コリマー部族:ヤランドロスの象牙の玉座

ターシュの「双子王朝」についてはぴろきさんのサイトが一番よく説明しています。十五世紀、南方の山岳地帯に住み着いているクイヴィンの諸部族と異なり、同じオーランス人でありながら、ターシュ王国はすでに国家として広大な領土をもち、ルナー帝国と覇を競っていました。

ターシュの歴史

「貧窮者」アリムに始まって、ヤランドロス王に至って王権は強固なものになりました。グレイズランドの騎兵団はターシュの創立以来、王国を支援してきた勢力でしたが、ヤランドロスに退けられました。父王オヴァーティンと不和になっても、王権をヴィングコットの伝統(コーティグがヴィングコットを継いだように)の元に強化することを止めませんでした。

彼は北方セアードの地の主権を主張し、逆らう者は武力で従えました。当時ルナー帝国はペント人の侵略で大いに揺れており、ヤランドロスの野心を妨げる存在ではなかったのです。

グレイズランドの騎兵戦力の穴埋めをするために彼が用いたのはプラックスの騎獣遊牧民であり、またヤランドロス自身の軍隊も北東オピリ族から奪った馬を持つ騎兵を抱え、「突撃の鬼Chargecrazy」の異名を勝ち取りました。

多くのプラックス兵が彼に打ち負かされてターシュの傘下に下りましたが、不死のプラックスの英雄ジャルドンの登場で状況は一変します。ジャルドンは王に従おうとせず、プラックスの遊牧民を糾合して、当時のターシュ王国の首都であるバグノットに攻めかかりました。ジャルドンを支援したのがクイヴィンのオーランス人たちで、コリマーの王もその一人でした。

1440年ごろ、コリマー八代の王であるインタガーンは近侍の戦士たちを従えて、バグノットの城壁を夜のうちに飛び越えました。(大部分は殺されましたが)都は陥落し、ヤランドロスは捕らえられたようです。(「年代記」にはヤランドロスの最期について記述がありません。ジャルドンに殺されたのかもしれない。)

その後、ヤランドロス象牙玉座はコリマーの王の広間を飾るようになりました。(注1)

この時代のクイヴィン族は剽悍で、武勇で恐れられるが、まとまりを持たない集団と北の人々に見られていたようです。

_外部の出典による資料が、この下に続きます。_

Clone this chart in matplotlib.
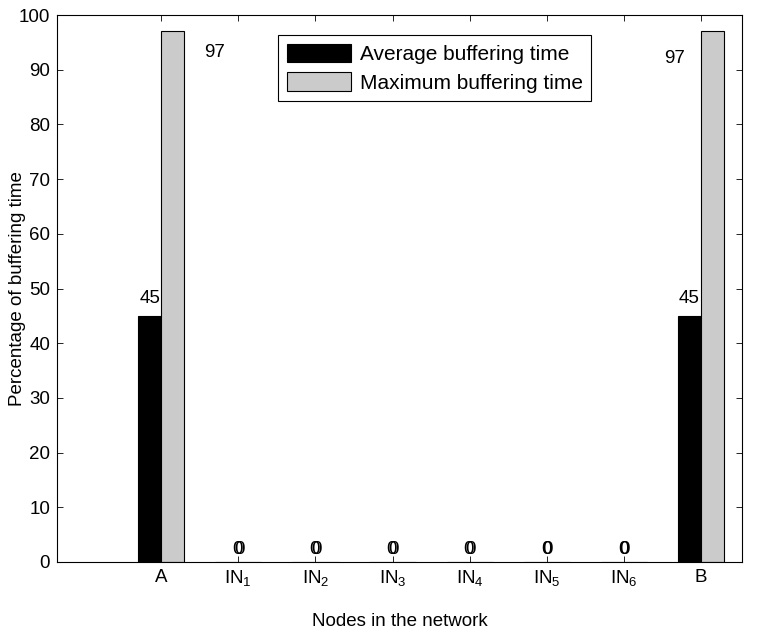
import numpy as np
import matplotlib
matplotlib.use('Agg')
from matplotlib import pyplot as plt

plt.rcParams['font.family'] = ['Liberation Sans', 'DejaVu Sans']
plt.rcParams['mathtext.fontset'] = 'custom'
plt.rcParams['mathtext.rm'] = 'Liberation Sans'

nodes = ['A', 'IN$_\\mathregular{1}$', 'IN$_\\mathregular{2}$', 'IN$_\\mathregular{3}$',
         'IN$_\\mathregular{4}$', 'IN$_\\mathregular{5}$', 'IN$_\\mathregular{6}$', 'B']
avg_time = [45, 0, 0, 0, 0, 0, 0, 45]
max_time = [97, 0, 0, 0, 0, 0, 0, 97]

# value labels as they sit in the original figure: (text, group, x offset, y centre)
avg_labels = [('45', 0, -0.15, 48.2), ('0', 1, -0.01, 2.2), ('0', 2, -0.01, 2.2),
              ('0', 3, -0.01, 2.2), ('0', 4, -0.01, 2.2), ('0', 5, -0.01, 2.2),
              ('0', 6, -0.01, 2.2), ('45', 7, -0.15, 48.2)]
max_labels = [('97', 0, 0.69, 93.2), ('0', 1, 0.01, 2.2), ('0', 2, 0.01, 2.2),
              ('0', 3, 0.01, 2.2), ('0', 4, 0.01, 2.2), ('0', 5, 0.01, 2.2),
              ('0', 6, 0.01, 2.2), ('97', 7, -0.34, 92.1)]

x = np.arange(len(nodes))
w = 0.3
fs = 13.5

fig = plt.figure(figsize=(7.68, 6.34), dpi=100)
ax = fig.add_axes([57/768, 1 - 562/634, 685/768, 547/634])

ax.bar(x - w/2, avg_time, w, color='black', edgecolor='black', linewidth=0.8,
       label='Average buffering time')
ax.bar(x + w/2, max_time, w, color='#cbcbcb', edgecolor='black', linewidth=0.8,
       label='Maximum buffering time')

for txt, i, dx, y in avg_labels + max_labels:
    ax.text(x[i] + dx, y, txt, ha='center', va='center', fontsize=fs)

ax.set_xlim(-1.35, 7.53)
ax.set_ylim(0, 100)
ax.set_xticks(x)
ax.set_xticklabels(nodes, fontsize=fs)
ax.set_yticks(np.arange(0, 101, 10))
ax.tick_params(axis='y', labelsize=fs)
ax.tick_params(direction='in', top=True, right=True, length=4, width=0.6, pad=5)
for s in ax.spines.values():
    s.set_linewidth(0.8)

ax.set_xlabel('Nodes in the network', fontsize=fs)
ax.xaxis.set_label_coords(0.5, -0.094)
ax.set_ylabel('Percentage of buffering time', fontsize=fs, va='center')
ax.yaxis.set_label_coords(-0.057, 0.5)

leg = ax.legend(loc='upper left', bbox_to_anchor=(0.323, 0.963), fontsize=15,
                fancybox=False, framealpha=1, edgecolor='black',
                handlelength=3.1, handleheight=1.0, handletextpad=0.4,
                borderpad=0.4, labelspacing=0.4, borderaxespad=0)
leg.get_frame().set_linewidth(0.8)

fig.savefig('out.png', dpi=100)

ジャルドンに対する復讐は、ヤランドロス王の友人で、クイヴィン族の出の「毛皮屋」デリクによってなされることになります。デリクはポル・ジョニ族を創始し、多くの無法者や祖先の道に馴染めない異邦人たちを受け入れて全く新しい共同体を作りました。

おそらくインタガーンやデリクの時代が、クイヴィンの諸部族の武力闘争が頂点に達した時代なのでしょう。その後、「平和もたらす者」サーターの到来で、クイヴィンの地の諸部族の独立の重要性は小さくなっていきます。

注1:1602年、ボールドホームの陥落の後に「象牙玉座」は奪還され、バグノットに戻ります。玉座はボールドホームにあったのかもしれないし、1602年戦後のコリマー部族の中立の保証としてターシュ・ルナー軍にカライ王あたりから差し出されたのかもしれません。

ランドロスは敗北しましたが、ターシュ王国の勢威はヤランドロスの没落後も続きます。彼の息子オライオスが狂気領の領土を侵犯して狂気を解き放つまで、ターシュの統一は続きました。